Saved data entries ::
══════
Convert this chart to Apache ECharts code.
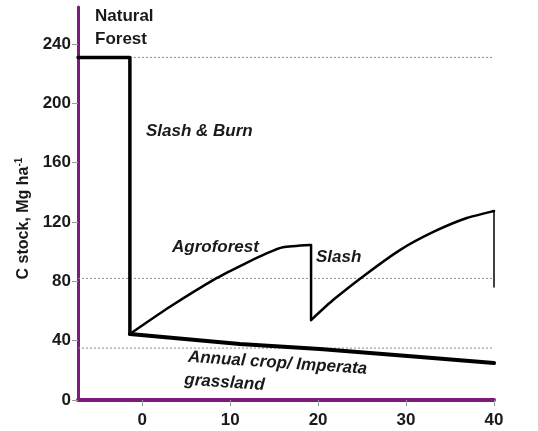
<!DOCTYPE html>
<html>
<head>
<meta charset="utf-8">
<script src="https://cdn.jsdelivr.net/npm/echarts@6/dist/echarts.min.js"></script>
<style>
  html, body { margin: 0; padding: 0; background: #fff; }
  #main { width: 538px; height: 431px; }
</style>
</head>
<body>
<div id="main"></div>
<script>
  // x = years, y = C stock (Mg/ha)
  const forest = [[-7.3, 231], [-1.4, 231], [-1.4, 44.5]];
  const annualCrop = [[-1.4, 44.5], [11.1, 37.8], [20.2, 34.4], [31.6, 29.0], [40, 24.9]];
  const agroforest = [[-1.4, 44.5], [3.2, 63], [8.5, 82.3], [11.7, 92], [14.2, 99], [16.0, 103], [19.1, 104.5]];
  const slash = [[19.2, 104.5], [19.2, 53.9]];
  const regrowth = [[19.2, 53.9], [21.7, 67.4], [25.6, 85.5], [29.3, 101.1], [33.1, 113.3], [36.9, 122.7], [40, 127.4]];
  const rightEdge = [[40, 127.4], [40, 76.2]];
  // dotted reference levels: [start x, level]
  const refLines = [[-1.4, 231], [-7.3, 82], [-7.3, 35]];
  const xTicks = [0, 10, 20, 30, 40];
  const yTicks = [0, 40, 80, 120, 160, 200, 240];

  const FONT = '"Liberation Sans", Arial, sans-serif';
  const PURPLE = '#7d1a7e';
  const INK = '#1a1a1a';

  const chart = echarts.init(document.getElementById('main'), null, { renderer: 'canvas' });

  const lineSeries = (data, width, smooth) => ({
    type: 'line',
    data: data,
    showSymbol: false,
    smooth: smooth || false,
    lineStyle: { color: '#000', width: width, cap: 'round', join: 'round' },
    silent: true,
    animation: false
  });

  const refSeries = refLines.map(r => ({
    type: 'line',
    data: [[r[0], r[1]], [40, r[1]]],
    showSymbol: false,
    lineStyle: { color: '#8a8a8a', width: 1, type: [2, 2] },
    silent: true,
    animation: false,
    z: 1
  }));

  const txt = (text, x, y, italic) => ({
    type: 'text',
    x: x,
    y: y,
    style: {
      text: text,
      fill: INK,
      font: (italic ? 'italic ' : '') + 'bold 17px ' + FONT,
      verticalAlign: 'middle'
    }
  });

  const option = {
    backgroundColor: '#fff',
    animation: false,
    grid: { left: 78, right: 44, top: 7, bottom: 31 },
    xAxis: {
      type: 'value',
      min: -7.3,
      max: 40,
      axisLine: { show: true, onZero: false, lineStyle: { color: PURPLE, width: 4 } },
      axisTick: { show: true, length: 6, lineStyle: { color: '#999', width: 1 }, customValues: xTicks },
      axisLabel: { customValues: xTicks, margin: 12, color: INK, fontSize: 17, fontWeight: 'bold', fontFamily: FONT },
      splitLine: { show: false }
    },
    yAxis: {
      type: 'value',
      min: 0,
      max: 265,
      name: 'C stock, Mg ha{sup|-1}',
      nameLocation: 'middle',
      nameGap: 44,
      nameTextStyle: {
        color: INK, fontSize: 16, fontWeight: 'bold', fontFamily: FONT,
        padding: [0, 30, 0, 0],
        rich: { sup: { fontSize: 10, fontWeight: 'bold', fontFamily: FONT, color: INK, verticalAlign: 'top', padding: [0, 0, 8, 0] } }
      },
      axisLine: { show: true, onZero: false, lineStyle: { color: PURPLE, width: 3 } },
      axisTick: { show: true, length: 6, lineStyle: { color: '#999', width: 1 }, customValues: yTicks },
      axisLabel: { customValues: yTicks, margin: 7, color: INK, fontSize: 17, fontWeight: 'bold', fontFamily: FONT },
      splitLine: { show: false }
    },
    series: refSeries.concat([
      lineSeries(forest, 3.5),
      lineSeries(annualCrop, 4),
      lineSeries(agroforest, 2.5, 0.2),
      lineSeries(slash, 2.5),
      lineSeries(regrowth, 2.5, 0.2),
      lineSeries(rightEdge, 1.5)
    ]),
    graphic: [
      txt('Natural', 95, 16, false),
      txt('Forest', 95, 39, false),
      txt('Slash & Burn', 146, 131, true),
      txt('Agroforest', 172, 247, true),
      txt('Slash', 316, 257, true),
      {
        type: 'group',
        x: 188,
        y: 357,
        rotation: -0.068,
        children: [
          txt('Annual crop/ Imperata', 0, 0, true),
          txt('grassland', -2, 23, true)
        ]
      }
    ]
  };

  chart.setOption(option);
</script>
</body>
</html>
══════
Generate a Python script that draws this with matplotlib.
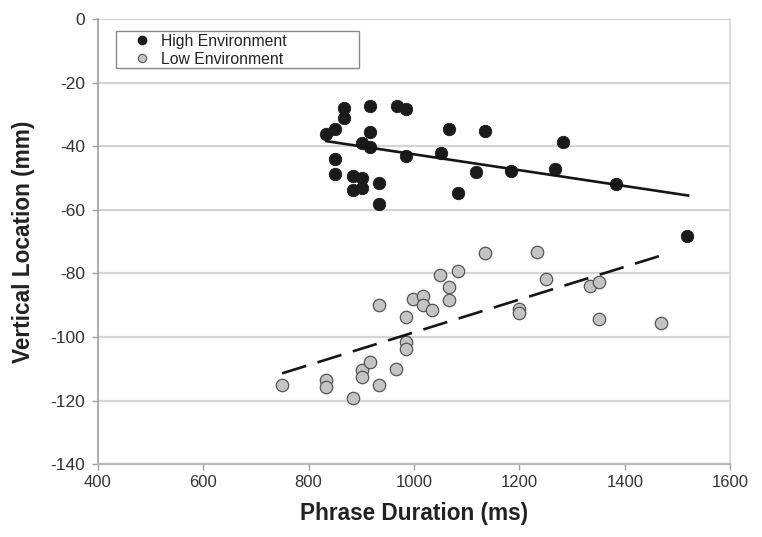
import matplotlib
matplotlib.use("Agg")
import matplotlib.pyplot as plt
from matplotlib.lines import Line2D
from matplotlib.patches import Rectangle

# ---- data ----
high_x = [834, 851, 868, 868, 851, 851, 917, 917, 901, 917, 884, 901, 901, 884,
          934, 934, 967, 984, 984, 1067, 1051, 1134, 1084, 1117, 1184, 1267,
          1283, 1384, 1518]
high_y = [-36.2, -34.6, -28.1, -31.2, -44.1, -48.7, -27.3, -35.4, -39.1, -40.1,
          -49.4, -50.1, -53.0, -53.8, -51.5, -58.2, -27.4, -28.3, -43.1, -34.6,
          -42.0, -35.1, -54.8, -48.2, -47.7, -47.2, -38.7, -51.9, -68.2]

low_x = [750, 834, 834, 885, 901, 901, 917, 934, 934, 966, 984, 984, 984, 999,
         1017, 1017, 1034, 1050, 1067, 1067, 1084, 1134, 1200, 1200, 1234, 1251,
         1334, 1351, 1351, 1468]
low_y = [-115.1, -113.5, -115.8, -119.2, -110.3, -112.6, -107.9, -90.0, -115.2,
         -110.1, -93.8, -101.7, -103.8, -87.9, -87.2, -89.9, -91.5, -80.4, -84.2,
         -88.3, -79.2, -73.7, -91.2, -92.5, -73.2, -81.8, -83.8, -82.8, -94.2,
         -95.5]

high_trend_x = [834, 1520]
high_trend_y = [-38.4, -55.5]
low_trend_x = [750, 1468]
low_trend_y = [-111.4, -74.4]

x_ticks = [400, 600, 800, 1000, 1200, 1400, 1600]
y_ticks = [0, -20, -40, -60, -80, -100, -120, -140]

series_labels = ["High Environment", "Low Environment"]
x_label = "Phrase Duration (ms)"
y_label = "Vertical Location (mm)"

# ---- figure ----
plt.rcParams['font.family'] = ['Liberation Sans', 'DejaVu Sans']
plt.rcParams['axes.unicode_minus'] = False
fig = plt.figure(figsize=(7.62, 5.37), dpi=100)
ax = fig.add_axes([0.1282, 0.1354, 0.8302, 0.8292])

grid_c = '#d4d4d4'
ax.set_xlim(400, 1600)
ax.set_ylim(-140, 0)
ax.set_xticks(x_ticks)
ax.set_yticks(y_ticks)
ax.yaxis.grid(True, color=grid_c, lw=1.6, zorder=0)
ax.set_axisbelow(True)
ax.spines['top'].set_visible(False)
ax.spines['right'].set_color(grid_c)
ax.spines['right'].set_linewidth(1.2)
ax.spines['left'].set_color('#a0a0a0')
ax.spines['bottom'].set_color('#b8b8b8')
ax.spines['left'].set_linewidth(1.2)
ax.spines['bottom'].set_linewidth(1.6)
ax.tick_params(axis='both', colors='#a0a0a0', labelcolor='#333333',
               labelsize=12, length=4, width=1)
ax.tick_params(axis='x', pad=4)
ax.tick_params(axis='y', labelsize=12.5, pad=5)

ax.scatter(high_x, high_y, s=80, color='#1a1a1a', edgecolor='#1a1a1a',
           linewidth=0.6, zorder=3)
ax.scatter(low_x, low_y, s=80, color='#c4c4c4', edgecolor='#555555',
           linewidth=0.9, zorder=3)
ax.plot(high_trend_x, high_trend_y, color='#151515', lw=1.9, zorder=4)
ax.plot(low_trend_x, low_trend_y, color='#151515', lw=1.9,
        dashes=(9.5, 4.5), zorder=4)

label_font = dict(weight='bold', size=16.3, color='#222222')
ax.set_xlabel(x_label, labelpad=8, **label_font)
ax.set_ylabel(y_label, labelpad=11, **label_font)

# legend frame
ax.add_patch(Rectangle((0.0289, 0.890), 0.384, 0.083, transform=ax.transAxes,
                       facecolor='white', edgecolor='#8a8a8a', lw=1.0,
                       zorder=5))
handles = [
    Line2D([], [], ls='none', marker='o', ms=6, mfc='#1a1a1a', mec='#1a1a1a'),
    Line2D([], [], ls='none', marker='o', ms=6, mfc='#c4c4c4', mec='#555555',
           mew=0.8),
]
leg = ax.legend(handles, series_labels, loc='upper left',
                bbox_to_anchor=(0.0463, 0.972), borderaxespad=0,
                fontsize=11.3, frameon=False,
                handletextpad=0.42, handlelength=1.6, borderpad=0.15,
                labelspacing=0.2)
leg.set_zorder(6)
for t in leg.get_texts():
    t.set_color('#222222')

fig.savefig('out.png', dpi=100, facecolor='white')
══════
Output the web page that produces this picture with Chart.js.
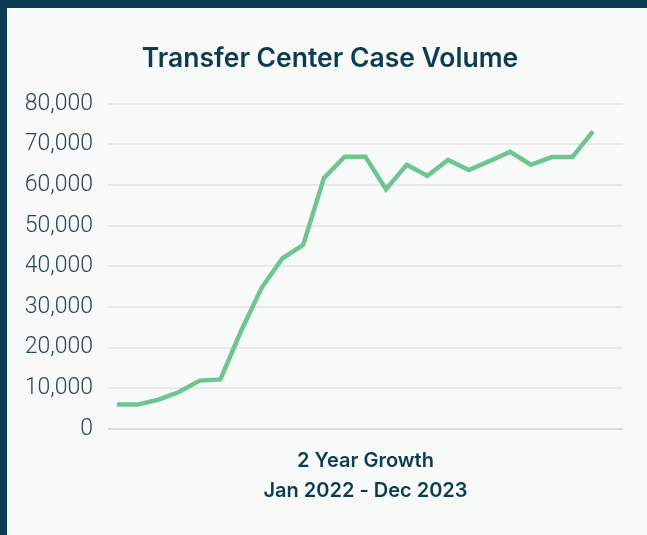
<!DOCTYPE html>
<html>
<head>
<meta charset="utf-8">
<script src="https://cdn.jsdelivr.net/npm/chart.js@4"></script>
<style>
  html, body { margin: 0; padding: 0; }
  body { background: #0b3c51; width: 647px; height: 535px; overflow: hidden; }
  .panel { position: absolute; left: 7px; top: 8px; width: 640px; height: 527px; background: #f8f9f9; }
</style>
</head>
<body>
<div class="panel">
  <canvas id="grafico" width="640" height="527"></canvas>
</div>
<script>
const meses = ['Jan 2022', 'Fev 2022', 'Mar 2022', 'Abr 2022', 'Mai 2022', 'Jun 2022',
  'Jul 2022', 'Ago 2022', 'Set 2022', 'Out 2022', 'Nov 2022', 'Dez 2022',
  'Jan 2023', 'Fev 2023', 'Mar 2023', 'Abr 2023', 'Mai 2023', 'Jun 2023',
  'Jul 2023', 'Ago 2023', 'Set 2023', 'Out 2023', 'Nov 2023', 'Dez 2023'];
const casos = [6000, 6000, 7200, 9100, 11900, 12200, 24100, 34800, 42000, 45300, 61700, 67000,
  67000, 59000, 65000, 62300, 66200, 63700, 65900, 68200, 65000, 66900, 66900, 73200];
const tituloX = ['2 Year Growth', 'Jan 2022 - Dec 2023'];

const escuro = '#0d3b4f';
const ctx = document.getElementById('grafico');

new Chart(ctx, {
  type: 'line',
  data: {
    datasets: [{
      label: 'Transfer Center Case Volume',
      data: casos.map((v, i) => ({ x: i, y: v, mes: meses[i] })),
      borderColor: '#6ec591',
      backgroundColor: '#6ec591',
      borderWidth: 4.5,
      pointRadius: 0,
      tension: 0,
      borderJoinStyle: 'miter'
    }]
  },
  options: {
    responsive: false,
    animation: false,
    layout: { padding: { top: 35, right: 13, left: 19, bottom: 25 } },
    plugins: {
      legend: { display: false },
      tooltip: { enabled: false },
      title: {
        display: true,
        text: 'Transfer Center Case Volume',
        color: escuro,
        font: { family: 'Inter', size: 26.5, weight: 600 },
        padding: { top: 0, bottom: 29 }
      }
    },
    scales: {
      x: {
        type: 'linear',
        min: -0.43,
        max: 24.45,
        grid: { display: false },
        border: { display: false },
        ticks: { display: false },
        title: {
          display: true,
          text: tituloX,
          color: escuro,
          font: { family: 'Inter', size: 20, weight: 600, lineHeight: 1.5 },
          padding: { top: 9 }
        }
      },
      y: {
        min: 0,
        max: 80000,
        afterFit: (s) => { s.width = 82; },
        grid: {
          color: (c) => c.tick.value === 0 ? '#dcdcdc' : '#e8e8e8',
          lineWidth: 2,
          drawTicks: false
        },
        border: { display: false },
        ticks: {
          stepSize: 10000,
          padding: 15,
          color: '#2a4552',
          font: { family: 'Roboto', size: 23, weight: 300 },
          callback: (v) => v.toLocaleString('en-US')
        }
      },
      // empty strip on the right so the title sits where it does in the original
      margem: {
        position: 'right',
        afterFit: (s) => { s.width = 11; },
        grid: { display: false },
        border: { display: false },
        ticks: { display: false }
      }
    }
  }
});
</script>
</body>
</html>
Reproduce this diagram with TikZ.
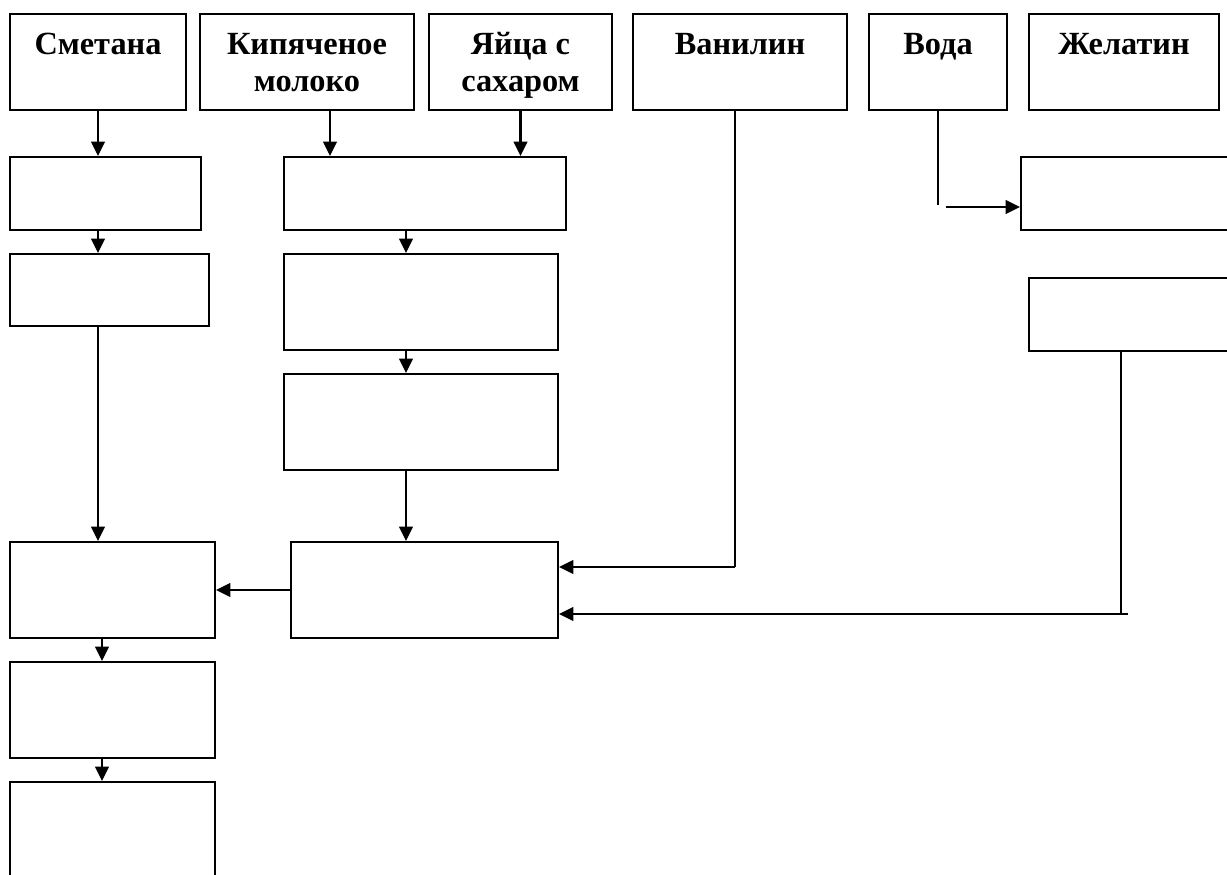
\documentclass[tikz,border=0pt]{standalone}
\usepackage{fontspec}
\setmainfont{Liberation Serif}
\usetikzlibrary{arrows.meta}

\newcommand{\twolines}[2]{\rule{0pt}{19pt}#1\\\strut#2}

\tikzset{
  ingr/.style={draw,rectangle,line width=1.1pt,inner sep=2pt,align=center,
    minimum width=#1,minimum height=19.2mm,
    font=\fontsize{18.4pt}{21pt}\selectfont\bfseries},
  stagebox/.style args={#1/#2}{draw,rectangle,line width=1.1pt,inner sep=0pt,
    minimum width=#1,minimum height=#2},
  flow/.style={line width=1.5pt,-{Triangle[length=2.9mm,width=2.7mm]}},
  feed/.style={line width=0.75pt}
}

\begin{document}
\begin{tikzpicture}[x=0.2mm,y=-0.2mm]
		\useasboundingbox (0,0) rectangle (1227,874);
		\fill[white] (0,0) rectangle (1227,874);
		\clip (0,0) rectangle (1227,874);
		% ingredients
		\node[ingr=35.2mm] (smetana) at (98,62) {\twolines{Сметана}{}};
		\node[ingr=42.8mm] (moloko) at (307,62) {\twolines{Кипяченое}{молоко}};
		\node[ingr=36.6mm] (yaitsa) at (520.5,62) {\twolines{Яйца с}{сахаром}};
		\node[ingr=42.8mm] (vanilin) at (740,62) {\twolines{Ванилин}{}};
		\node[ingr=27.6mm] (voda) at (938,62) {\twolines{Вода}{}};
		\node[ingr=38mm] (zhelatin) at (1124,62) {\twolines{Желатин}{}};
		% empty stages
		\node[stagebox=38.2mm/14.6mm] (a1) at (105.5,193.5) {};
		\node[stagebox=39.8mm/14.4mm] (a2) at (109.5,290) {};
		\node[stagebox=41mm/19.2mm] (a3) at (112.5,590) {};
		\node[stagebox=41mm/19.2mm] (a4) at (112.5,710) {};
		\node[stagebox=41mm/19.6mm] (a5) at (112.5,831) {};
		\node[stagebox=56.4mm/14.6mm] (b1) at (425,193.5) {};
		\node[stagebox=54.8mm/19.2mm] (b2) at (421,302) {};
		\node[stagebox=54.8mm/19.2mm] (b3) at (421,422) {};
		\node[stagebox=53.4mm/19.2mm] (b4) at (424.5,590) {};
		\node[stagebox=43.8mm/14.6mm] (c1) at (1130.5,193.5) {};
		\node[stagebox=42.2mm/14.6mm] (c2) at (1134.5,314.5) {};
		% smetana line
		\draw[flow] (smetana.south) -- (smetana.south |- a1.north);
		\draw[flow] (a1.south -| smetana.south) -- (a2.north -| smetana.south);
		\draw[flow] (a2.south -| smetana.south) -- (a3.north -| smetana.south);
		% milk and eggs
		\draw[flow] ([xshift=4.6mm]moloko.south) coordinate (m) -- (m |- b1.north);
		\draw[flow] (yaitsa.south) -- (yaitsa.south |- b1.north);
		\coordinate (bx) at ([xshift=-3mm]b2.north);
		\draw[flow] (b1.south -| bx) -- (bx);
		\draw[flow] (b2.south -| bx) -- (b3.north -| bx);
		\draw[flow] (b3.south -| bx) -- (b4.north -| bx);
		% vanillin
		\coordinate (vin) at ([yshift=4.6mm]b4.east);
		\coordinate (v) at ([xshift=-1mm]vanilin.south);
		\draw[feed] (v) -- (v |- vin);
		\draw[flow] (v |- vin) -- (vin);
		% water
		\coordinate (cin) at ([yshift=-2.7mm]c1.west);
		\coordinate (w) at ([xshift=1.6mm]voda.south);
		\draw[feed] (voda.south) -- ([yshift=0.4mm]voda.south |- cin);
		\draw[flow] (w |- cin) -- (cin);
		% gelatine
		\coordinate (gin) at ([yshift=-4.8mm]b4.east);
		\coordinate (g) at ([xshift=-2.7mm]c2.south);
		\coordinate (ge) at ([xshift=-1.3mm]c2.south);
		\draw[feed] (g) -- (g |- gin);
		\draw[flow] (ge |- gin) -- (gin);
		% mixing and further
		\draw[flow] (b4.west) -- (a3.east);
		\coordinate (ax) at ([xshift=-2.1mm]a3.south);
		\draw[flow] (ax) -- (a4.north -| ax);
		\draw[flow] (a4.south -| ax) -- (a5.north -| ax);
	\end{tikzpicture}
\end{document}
══════
PROBLEM REQUIREMENTS :: Could you quote, word for word, only the lines from the one containing "Generate a Python" through the one containing "-42.0, -35.1, -54.8, -48.2, -47.7, -47.2, -38.7, -51.9, -68.2]", both included, and leave out any pictures?

COMPLETE ANSWER ::
Generate a Python script that draws this with matplotlib.
import matplotlib
matplotlib.use("Agg")
import matplotlib.pyplot as plt
from matplotlib.lines import Line2D
from matplotlib.patches import Rectangle

# ---- data ----
high_x = [834, 851, 868, 868, 851, 851, 917, 917, 901, 917, 884, 901, 901, 884,
          934, 934, 967, 984, 984, 1067, 1051, 1134, 1084, 1117, 1184, 1267,
          1283, 1384, 1518]
high_y = [-36.2, -34.6, -28.1, -31.2, -44.1, -48.7, -27.3, -35.4, -39.1, -40.1,
          -49.4, -50.1, -53.0, -53.8, -51.5, -58.2, -27.4, -28.3, -43.1, -34.6,
          -42.0, -35.1, -54.8, -48.2, -47.7, -47.2, -38.7, -51.9, -68.2]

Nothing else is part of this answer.